* _Exercise aim_:
Return all of the data exactly, with nothing left out but the pictures.

* _Material_:

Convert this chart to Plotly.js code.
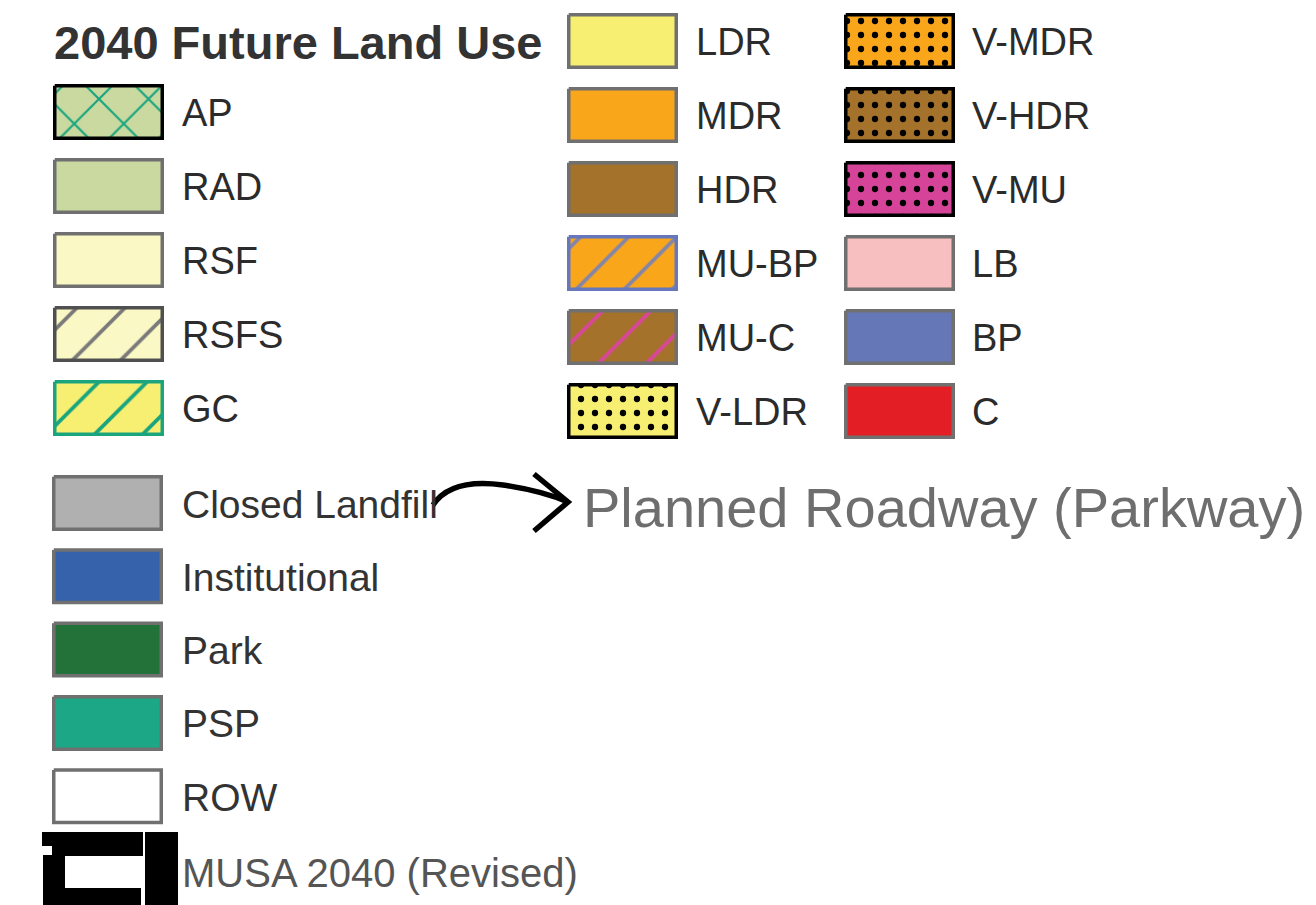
<!DOCTYPE html>
<html><head><meta charset="utf-8">
<script src="https://cdn.plot.ly/plotly-3.0.1.min.js"></script>
<style>html,body{margin:0;padding:0;background:#fff;overflow:hidden}#chart{width:1316px;height:905px}</style>
</head><body><div id="chart"></div>
<script>
// ---------- legend content ----------
const titleText = '2040 Future Land Use';

const leftLabels = ['AP', 'RAD', 'RSF', 'RSFS', 'GC'];
const leftFills = ['#c9d99f', '#c9d99f', '#faf8c4', '#faf8c4', '#f7ef72'];
const leftBorders = ['#000000', '#707070', '#707070', '#505050', '#1aa57f'];
const leftPatterns = ['x', '', '', '/', '/'];
const leftPatternColors = ['#1aa57f', '', '', '#7a7a7a', '#1aa57f'];

const midLabels = ['LDR', 'MDR', 'HDR', 'MU-BP', 'MU-C', 'V-LDR'];
const midFills = ['#f7ef72', '#f9a61b', '#a5722b', '#f9a61b', '#a5722b', '#f7ef72'];
const midBorders = ['#707070', '#707070', '#707070', '#6677bb', '#707070', '#000000'];
const midPatterns = ['', '', '', '/', '/', '.'];
const midPatternColors = ['', '', '', '#8585a8', '#d9479a', '#000000'];

const rightLabels = ['V-MDR', 'V-HDR', 'V-MU', 'LB', 'BP', 'C'];
const rightFills = ['#f9a61b', '#a5722b', '#d6449a', '#f7bfbf', '#6677b8', '#e31e25'];
const rightBorders = ['#000000', '#000000', '#000000', '#707070', '#707070', '#707070'];
const rightPatterns = ['.', '.', '.', '', '', ''];
const rightPatternColors = ['#000000', '#000000', '#000000', '', '', ''];

const lowerLabels = ['Closed Landfill', 'Institutional', 'Park', 'PSP', 'ROW'];
const lowerFills = ['#b0b0b0', '#3562ab', '#23723a', '#1ca886', '#ffffff'];
const lowerBorders = ['#707070', '#707070', '#707070', '#707070', '#707070'];
const lowerPatterns = ['', '', '', '', ''];
const lowerPatternColors = ['', '', '', '', ''];

const musaLabel = 'MUSA 2040 (Revised)';
const roadwayLabel = 'Planned Roadway (Parkway)';

// ---------- layout / styling ----------
const W = 1316, H = 905;
const FONT = 'Arial, "Liberation Sans", Helvetica, sans-serif';
const BOX_W = 111, BOX_H = 56, BORDER = 3.5;
const patternStyle = {
  'x': {size: 35, solidity: 0.12},
  '/': {size: 34, solidity: 0.11},
  '.': {size: 14, solidity: 0.16}
};
const groups = [
  {labels: leftLabels, fills: leftFills, borders: leftBorders, patterns: leftPatterns, pcolors: leftPatternColors,
   boxX: 53, labelX: 180, y0: 112, step: 74, fontSize: 38, color: '#2b2b2b'},
  {labels: midLabels, fills: midFills, borders: midBorders, patterns: midPatterns, pcolors: midPatternColors,
   boxX: 567, labelX: 694, y0: 41, step: 74, fontSize: 38, color: '#2b2b2b'},
  {labels: rightLabels, fills: rightFills, borders: rightBorders, patterns: rightPatterns, pcolors: rightPatternColors,
   boxX: 844, labelX: 970, y0: 41, step: 74, fontSize: 38, color: '#2b2b2b'},
  {labels: lowerLabels, fills: lowerFills, borders: lowerBorders, patterns: lowerPatterns, pcolors: lowerPatternColors,
   boxX: 52, labelX: 180, y0: 503, step: 73.3, fontSize: 39, color: '#333333'}
];

const traces = [];
const annotations = [];
groups.forEach(g => {
  g.labels.forEach((lab, i) => {
    const cy = g.y0 + g.step * i;
    const h = BORDER / 2;
    const x0 = g.boxX + h, x1 = g.boxX + BOX_W - h;
    const y0 = cy - BOX_H / 2 + h, y1 = cy + BOX_H / 2 - h;
    const t = {
      type: 'scatter', mode: 'lines',
      x: [x0, x1, x1, x0, x0], y: [y0, y0, y1, y1, y0],
      fill: 'toself', fillcolor: g.fills[i],
      line: {color: g.borders[i], width: BORDER},
      hoverinfo: 'skip', showlegend: false
    };
    const p = g.patterns[i];
    if (p) {
      t.fillpattern = {shape: p, fgcolor: g.pcolors[i], bgcolor: g.fills[i],
        size: patternStyle[p].size, solidity: patternStyle[p].solidity, fillmode: 'replace'};
    }
    traces.push(t);
    annotations.push({x: g.labelX, y: cy + 1, xref: 'x', yref: 'y', text: lab, showarrow: false,
      xanchor: 'left', yanchor: 'middle', font: {family: FONT, size: g.fontSize, color: g.color}});
  });
});

// title
annotations.push({x: 52, y: 42, xref: 'x', yref: 'y', text: '<b>' + titleText + '</b>', showarrow: false,
  xanchor: 'left', yanchor: 'middle', font: {family: FONT, size: 47, color: '#333333'}});
// MUSA label
annotations.push({x: 180, y: 873, xref: 'x', yref: 'y', text: musaLabel, showarrow: false,
  xanchor: 'left', yanchor: 'middle', font: {family: FONT, size: 40, color: '#555555'}});
// Planned roadway label
annotations.push({x: 581, y: 507, xref: 'x', yref: 'y', text: roadwayLabel, showarrow: false,
  xanchor: 'left', yanchor: 'middle', font: {family: FONT, size: 56, color: '#6e6e6e'}});

// decorative shapes: hand-drawn arrow and MUSA boundary symbol
const shapes = [
  {type: 'path', xref: 'x', yref: 'y', path: 'M433,505 C447,484 474,481 503,485 C530,489 552,495 568,502',
   line: {color: '#000', width: 5.5}},
  {type: 'path', xref: 'x', yref: 'y', path: 'M534,474 L568,502 L534,531',
   line: {color: '#000', width: 5.5}},
  {type: 'rect', xref: 'x', yref: 'y', x0: 42, x1: 143, y0: 832, y1: 846, fillcolor: '#000', line: {width: 0}},
  {type: 'rect', xref: 'x', yref: 'y', x0: 52, x1: 143, y0: 845, y1: 856, fillcolor: '#000', line: {width: 0}},
  {type: 'rect', xref: 'x', yref: 'y', x0: 43, x1: 65, y0: 855, y1: 905, fillcolor: '#000', line: {width: 0}},
  {type: 'rect', xref: 'x', yref: 'y', x0: 64, x1: 141, y0: 888, y1: 905, fillcolor: '#000', line: {width: 0}},
  {type: 'rect', xref: 'x', yref: 'y', x0: 145, x1: 178, y0: 832, y1: 905, fillcolor: '#000', line: {width: 0}}
];

const layout = {
  width: W, height: H,
  margin: {l: 0, r: 0, t: 0, b: 0, pad: 0},
  paper_bgcolor: '#ffffff', plot_bgcolor: '#ffffff',
  xaxis: {range: [0, W], visible: false, fixedrange: true},
  yaxis: {range: [H, 0], visible: false, fixedrange: true},
  showlegend: false,
  annotations: annotations,
  shapes: shapes
};
Plotly.newPlot('chart', traces, layout, {staticPlot: true, displayModeBar: false});
</script>
</body></html>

* _Task result_:
Convert this chart to Plotly.js code.
<!DOCTYPE html>
<html><head><meta charset="utf-8">
<script src="https://cdn.plot.ly/plotly-3.0.1.min.js"></script>
<style>html,body{margin:0;padding:0;background:#fff;overflow:hidden}#chart{width:1316px;height:905px}</style>
</head><body><div id="chart"></div>
<script>
// ---------- legend content ----------
const titleText = '2040 Future Land Use';

const leftLabels = ['AP', 'RAD', 'RSF', 'RSFS', 'GC'];
const leftFills = ['#c9d99f', '#c9d99f', '#faf8c4', '#faf8c4', '#f7ef72'];
const leftBorders = ['#000000', '#707070', '#707070', '#505050', '#1aa57f'];
const leftPatterns = ['x', '', '', '/', '/'];
const leftPatternColors = ['#1aa57f', '', '', '#7a7a7a', '#1aa57f'];

const midLabels = ['LDR', 'MDR', 'HDR', 'MU-BP', 'MU-C', 'V-LDR'];
const midFills = ['#f7ef72', '#f9a61b', '#a5722b', '#f9a61b', '#a5722b', '#f7ef72'];
const midBorders = ['#707070', '#707070', '#707070', '#6677bb', '#707070', '#000000'];
const midPatterns = ['', '', '', '/', '/', '.'];
const midPatternColors = ['', '', '', '#8585a8', '#d9479a', '#000000'];

const rightLabels = ['V-MDR', 'V-HDR', 'V-MU', 'LB', 'BP', 'C'];
const rightFills = ['#f9a61b', '#a5722b', '#d6449a', '#f7bfbf', '#6677b8', '#e31e25'];
const rightBorders = ['#000000', '#000000', '#000000', '#707070', '#707070', '#707070'];
const rightPatterns = ['.', '.', '.', '', '', ''];
const rightPatternColors = ['#000000', '#000000', '#000000', '', '', ''];

const lowerLabels = ['Closed Landfill', 'Institutional', 'Park', 'PSP', 'ROW'];
const lowerFills = ['#b0b0b0', '#3562ab', '#23723a', '#1ca886', '#ffffff'];
const lowerBorders = ['#707070', '#707070', '#707070', '#707070', '#707070'];
const lowerPatterns = ['', '', '', '', ''];
const lowerPatternColors = ['', '', '', '', ''];

const musaLabel = 'MUSA 2040 (Revised)';
const roadwayLabel = 'Planned Roadway (Parkway)';

// ---------- layout / styling ----------
const W = 1316, H = 905;
const FONT = 'Arial, "Liberation Sans", Helvetica, sans-serif';
const BOX_W = 111, BOX_H = 56, BORDER = 3.5;
const patternStyle = {
  'x': {size: 35, solidity: 0.12},
  '/': {size: 34, solidity: 0.11},
  '.': {size: 14, solidity: 0.16}
};
const groups = [
  {labels: leftLabels, fills: leftFills, borders: leftBorders, patterns: leftPatterns, pcolors: leftPatternColors,
   boxX: 53, labelX: 180, y0: 112, step: 74, fontSize: 38, color: '#2b2b2b'},
  {labels: midLabels, fills: midFills, borders: midBorders, patterns: midPatterns, pcolors: midPatternColors,
   boxX: 567, labelX: 694, y0: 41, step: 74, fontSize: 38, color: '#2b2b2b'},
  {labels: rightLabels, fills: rightFills, borders: rightBorders, patterns: rightPatterns, pcolors: rightPatternColors,
   boxX: 844, labelX: 970, y0: 41, step: 74, fontSize: 38, color: '#2b2b2b'},
  {labels: lowerLabels, fills: lowerFills, borders: lowerBorders, patterns: lowerPatterns, pcolors: lowerPatternColors,
   boxX: 52, labelX: 180, y0: 503, step: 73.3, fontSize: 39, color: '#333333'}
];

const traces = [];
const annotations = [];
groups.forEach(g => {
  g.labels.forEach((lab, i) => {
    const cy = g.y0 + g.step * i;
    const h = BORDER / 2;
    const x0 = g.boxX + h, x1 = g.boxX + BOX_W - h;
    const y0 = cy - BOX_H / 2 + h, y1 = cy + BOX_H / 2 - h;
    const t = {
      type: 'scatter', mode: 'lines',
      x: [x0, x1, x1, x0, x0], y: [y0, y0, y1, y1, y0],
      fill: 'toself', fillcolor: g.fills[i],
      line: {color: g.borders[i], width: BORDER},
      hoverinfo: 'skip', showlegend: false
    };
    const p = g.patterns[i];
    if (p) {
      t.fillpattern = {shape: p, fgcolor: g.pcolors[i], bgcolor: g.fills[i],
        size: patternStyle[p].size, solidity: patternStyle[p].solidity, fillmode: 'replace'};
    }
    traces.push(t);
    annotations.push({x: g.labelX, y: cy + 1, xref: 'x', yref: 'y', text: lab, showarrow: false,
      xanchor: 'left', yanchor: 'middle', font: {family: FONT, size: g.fontSize, color: g.color}});
  });
});

// title
annotations.push({x: 52, y: 42, xref: 'x', yref: 'y', text: '<b>' + titleText + '</b>', showarrow: false,
  xanchor: 'left', yanchor: 'middle', font: {family: FONT, size: 47, color: '#333333'}});
// MUSA label
annotations.push({x: 180, y: 873, xref: 'x', yref: 'y', text: musaLabel, showarrow: false,
  xanchor: 'left', yanchor: 'middle', font: {family: FONT, size: 40, color: '#555555'}});
// Planned roadway label
annotations.push({x: 581, y: 507, xref: 'x', yref: 'y', text: roadwayLabel, showarrow: false,
  xanchor: 'left', yanchor: 'middle', font: {family: FONT, size: 56, color: '#6e6e6e'}});

// decorative shapes: hand-drawn arrow and MUSA boundary symbol
const shapes = [
  {type: 'path', xref: 'x', yref: 'y', path: 'M433,505 C447,484 474,481 503,485 C530,489 552,495 568,502',
   line: {color: '#000', width: 5.5}},
  {type: 'path', xref: 'x', yref: 'y', path: 'M534,474 L568,502 L534,531',
   line: {color: '#000', width: 5.5}},
  {type: 'rect', xref: 'x', yref: 'y', x0: 42, x1: 143, y0: 832, y1: 846, fillcolor: '#000', line: {width: 0}},
  {type: 'rect', xref: 'x', yref: 'y', x0: 52, x1: 143, y0: 845, y1: 856, fillcolor: '#000', line: {width: 0}},
  {type: 'rect', xref: 'x', yref: 'y', x0: 43, x1: 65, y0: 855, y1: 905, fillcolor: '#000', line: {width: 0}},
  {type: 'rect', xref: 'x', yref: 'y', x0: 64, x1: 141, y0: 888, y1: 905, fillcolor: '#000', line: {width: 0}},
  {type: 'rect', xref: 'x', yref: 'y', x0: 145, x1: 178, y0: 832, y1: 905, fillcolor: '#000', line: {width: 0}}
];

const layout = {
  width: W, height: H,
  margin: {l: 0, r: 0, t: 0, b: 0, pad: 0},
  paper_bgcolor: '#ffffff', plot_bgcolor: '#ffffff',
  xaxis: {range: [0, W], visible: false, fixedrange: true},
  yaxis: {range: [H, 0], visible: false, fixedrange: true},
  showlegend: false,
  annotations: annotations,
  shapes: shapes
};
Plotly.newPlot('chart', traces, layout, {staticPlot: true, displayModeBar: false});
</script>
</body></html>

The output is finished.